Do You Really Believe It? (Ephesians 1:11-14)

Taking a brief look at the world around us, things seem to be getting worse instead of better, don’t they? It doesn’t take us long “in the real world” to learn that hope is often nothing more than a recipe for disappointment, and cynicism and pessimism seem to the the only reasonable responses to promises made. Politicians make promises… and then break them. Advertisers make promises… and then break them. Preachers, bosses – even husbands, wives, mothers, fathers, relatives and best friends all make promises – and break them. When someone promises us something, our first response is to say, “well, I hope it happens – but I’m not going to hold my breath.” Someone promises us something, and we think something like, “yeah, you promise, huh. That and a buck will get you a cup of coffee.” Sure, we hope the promiser delievers – but for us, “hope” means “wishful thinking.” It certainly doesn’t mean “confident expectation,” does it?

How much do you suppose this affects how we view God’s promises? Do you believe He’ll really deliver?
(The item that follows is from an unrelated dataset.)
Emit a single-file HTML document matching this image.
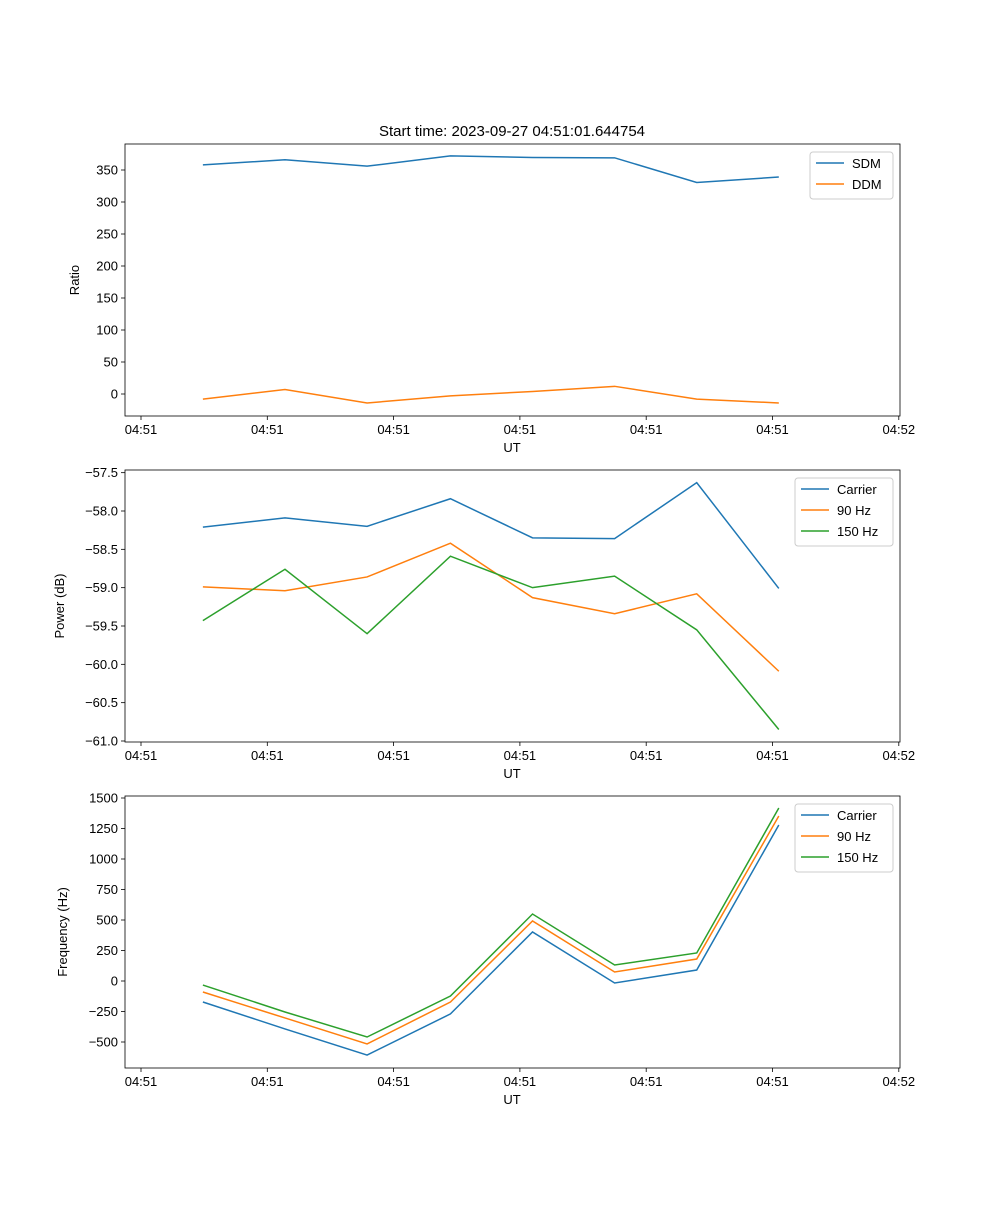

In this final section of Ephesians 1:3-14, Paul says some things that directly confront our cynicism.

In him we have obtained an inheritance, having been predestined according to the purpose of him who works all things according to the counsel of his will, so that we who were the first to hope in Christ might be to the praise of his glory. In him you also, when you heard the word of truth, the gospel of your salvation, and believed in him, were sealed with the promised Holy Spirit, who is the guarantee of our inheritance until we acquire possession of it, to the praise of his glory.
— Ephesians 1:11-14

Because God chose you and predestined you to adoption as His children (v.4-5), you have an inheritance in Christ. Even more, the reason He did this was to make us “to the praise of His glory.” He has taken us – who were formerly spiritual failures, more like the “black sheep” of the family than honorable sons – and is making us into sons and daughters that make Him proud, who make Him look good.

Do you believe that you make God the Father proud? I wonder how “real” that idea is to us. This is what God predestined us to: He is making us into who we long to be, but know we’ll never be able to pull it off. Paul’s response is this: If we “hope in Christ,” He’ll make us “to the praise of His glory.”

And so here we are, our cynicism confronted. How do you “hope” here? Is it more, “I hope I win the lottery someday?” Or is it a confident expectation that re-orders how you see reality? Do you believe that you are His beloved child, that He is raising you as His own so that others will look at your life and praise Him?

But here – as He so often does – God accommodates our cynicism, our doubts. Paul explains: “when you heard the word of truth, the gospel of your salvation and believed in Him, you were sealed with the promised Holy Spirit, who is the guarantee of our inheritance until we acquire possession of it…” Paul tells us that when someone first begins to truly hope in Christ and puts their faith in Him, God gives that person the Spirit as a deposit, a down payment – proof that He will deliver on His promise to make us “to the praise of His glory.”

If you are saved, you have this deposit. Your hope is based on a divine guarantee – a guarantee that itself provides supernatural power to make you into the kind of son or daughter that truly is “to the praise of His glory.”